A second book, Granny's Special Cookery Book--Nigerian and Brazilian Dishes by Virginia Akerele
was also published by the Nigerian publisher Bookcraft in 2008. It immediately caught my attention for several reasons: my love of Brazilian food, my exploration of Afro-Brazilian culinary links, and finally because I'll travel to Nigeria in a few weeks and am eager to learn more about Nigerian cuisine. I didn't realize how much influence freed Brazilian slaves returning to Nigeria and settling around Lagos on the coast in the 19th century had on the cuisine (e.g., the introduction of several ingredients, such as bell peppers, olive oil, and garlic). Various versions of imoyo is another example. However, the recipe for "tapioca" in Akerele's book is quite different from the one I was taught in Rio.
My third addition is a set of 3 small booklets by Laurene Boateng, a dietitian backed by a group of other healthcare professionals committed to helping Ghanaians address healthy eating and other fitness issues. They also have a useful website called Ultimate Nutrition Ghana and Ms. Boateng hosts a weekly radio show called "Food in Focus" on an Accra-based radio station. The paperback booklets I bought were all published in 2009: Healthy Eating Made Simple, Basics (87 pages); Eating to Manage Hypertension, Basics (42 pages); Eating to Manage Cholesterol, Basics (45 pages). I am thrilled to see this kind of effort beginning, and wish them well. My only problem was that some of their suggestions seem to be aimed at only a small portion of the population. For example, the books stress eating brown rice and brown bread and whole grains, but even at 2 of the major shops in Accra I could find no brown rice nor whole wheat flour, much less pasta.
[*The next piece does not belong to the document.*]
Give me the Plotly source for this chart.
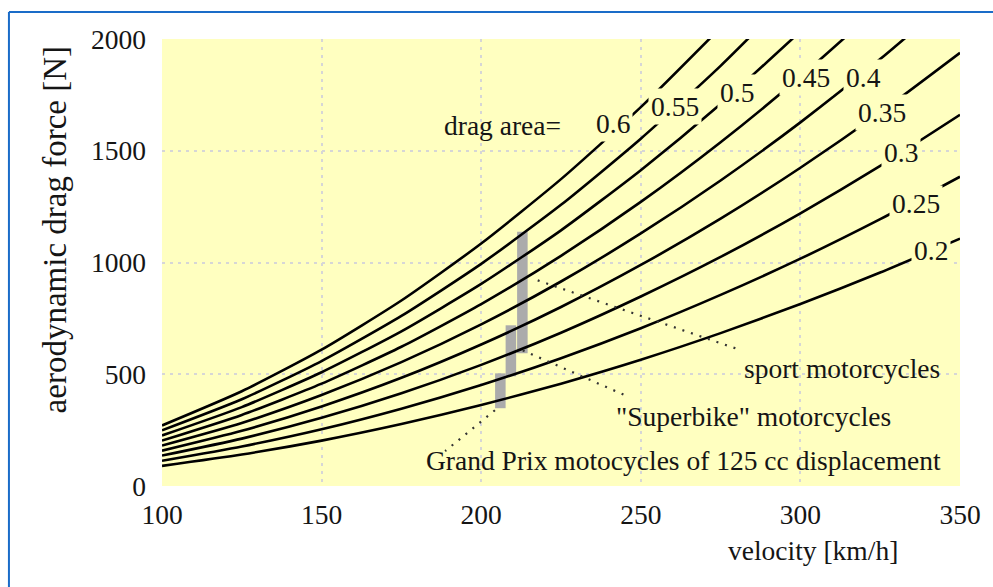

I know there is a local rice, and it may be available at the outdoor markets, but I wonder how easy it is for ordinary folks to purchase the kinds of ingredients, like imported olive oil, that are being recommended. A number of Ghana's indigenous foods seemed to be missing from the discussions, whereas Western-style ingredients were praised. That made me nervous, as did the stress on eating things like salads. The cover of Healthy Eating Made Simple celebrated eating lettuce, cucumbers, tomatoes, green onions, and, goodness, were those radishes or apples on the cover? However, these comments are not meant to undercut the importance of the booklets: they're definitely making important health information more accessible to Ghanaians.